The only way you would end up getting 20% relief would be if you run out of income taxable at 40%.
You could always hold off making some AVCs from income and paying a lump sum after checking out what the maximum allowable tax free pension contribution is. This will be calculated by form 11. You can then pay in whatever amount is still allowable and add this to your form 11 before submitting it.
Form 11 is a useful tax calculation tool. You can play away with it before submitting it.
You can add different pension contributions to check exactly how much can be added to gain the maximum tax relief.
 
You just fill in the pension and AVC amounts for each partner. It doesn't matter what relief was given from wages. If only 20% was given from one person's wage it will balance out when the form 11 is submitted.
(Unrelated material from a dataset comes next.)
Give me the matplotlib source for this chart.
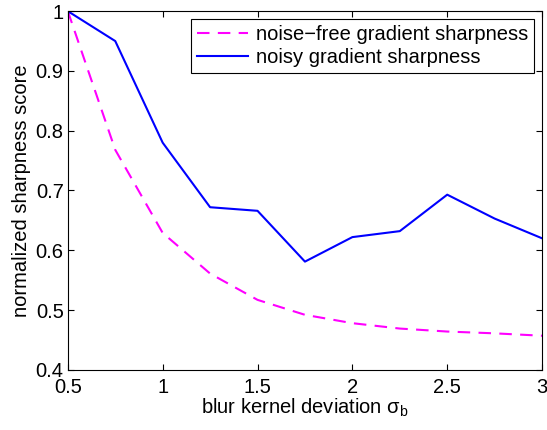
import numpy as np
import matplotlib
matplotlib.use("Agg")
from matplotlib import pyplot as plt
from matplotlib.ticker import FuncFormatter

plt.rcParams['font.family'] = ['Liberation Sans', 'DejaVu Sans']
plt.rcParams['mathtext.fontset'] = 'custom'
plt.rcParams['mathtext.rm'] = 'Liberation Sans'
plt.rcParams['mathtext.it'] = 'Liberation Sans'

# blur kernel deviation values
sigma = [0.5, 0.75, 1.0, 1.25, 1.5, 1.75, 2.0, 2.25, 2.5, 2.75, 3.0]
# sharpness scores
noise_free = [1.0, 0.768, 0.629, 0.561, 0.517, 0.492, 0.478, 0.469, 0.464, 0.461, 0.457]
noisy = [1.0, 0.950, 0.780, 0.672, 0.666, 0.581, 0.622, 0.632, 0.693, 0.653, 0.620]

x_ticks = [0.5, 1, 1.5, 2, 2.5, 3]
y_ticks = [0.4, 0.5, 0.6, 0.7, 0.8, 0.9, 1.0]

fs = 14.5

fig = plt.figure(figsize=(5.47, 4.30), dpi=100)
ax = fig.add_axes([0.124, 0.140, 0.867, 0.834])

ax.plot(sigma, noise_free, color='#ff00ff', linestyle='--', dashes=(6, 4), lw=1.5,
        label='noise\u2212free gradient sharpness')
ax.plot(sigma, noisy, color='#0000ff', lw=1.5, label='noisy gradient sharpness')

ax.set_xlim(0.5, 3)
ax.set_ylim(0.4, 1)
ax.set_xticks(x_ticks)
ax.set_yticks(y_ticks)
ax.xaxis.set_major_formatter(FuncFormatter(lambda v, p: '%g' % v))
ax.yaxis.set_major_formatter(FuncFormatter(lambda v, p: '%g' % v))
ax.tick_params(direction='in', top=True, right=True, labelsize=fs, length=4, width=0.8, pad=3)
ax.tick_params(axis='x', pad=6)
for s in ax.spines.values():
    s.set_linewidth(0.8)

ax.set_xlabel(r'blur kernel deviation $\sigma_\mathrm{b}$', fontsize=fs, labelpad=0)
ax.set_ylabel('normalized sharpness score', fontsize=fs, labelpad=3)

leg = ax.legend(loc='upper right', fontsize=fs, fancybox=False, framealpha=1,
                edgecolor='black', handlelength=2.5, borderaxespad=0.4,
                labelspacing=0.2, borderpad=0.3, handletextpad=0.4)
leg.get_frame().set_linewidth(0.8)

fig.savefig('out.png', dpi=100)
There would be a tax refund due.
The only limiting things are the total age related pension tax relief for each partner and the amount of available 20% tax band that can be transferred between partners. The maximum allowable 20% transferrable tax band will be automatically calculated on form 11.
It doesn't matter if you don't set this up properly yourself.
The only way you would end up getting 20% relief would be if you run out of income taxable at 40%.
You could always hold off making some AVCs from income and paying a lump sum after checking out what the maximum allowable tax free pension contribution is. This will be calculated by form 11. You can then pay in whatever amount is still allowable and add this to your form 11 before submitting it.
Form 11 is a useful tax calculation tool. You can play away with it before submitting it.
You can add different pension contributions to check exactly how much can be added to gain the maximum tax relief.
Thanks @S class!
 
Have you considered how your will get the money out of the AVC and how it will be taxed. I do not have all the answers, but can you take some of it as a tax free lump sum. What happens to the remaining amount.
 
Any money left after taking your maximum tax free lump sum can be used as follows.

Buy an annuity.
Buy an ARF.
Withdraw as taxable income.

Any one of these can be selected or any combination of all three can be selected.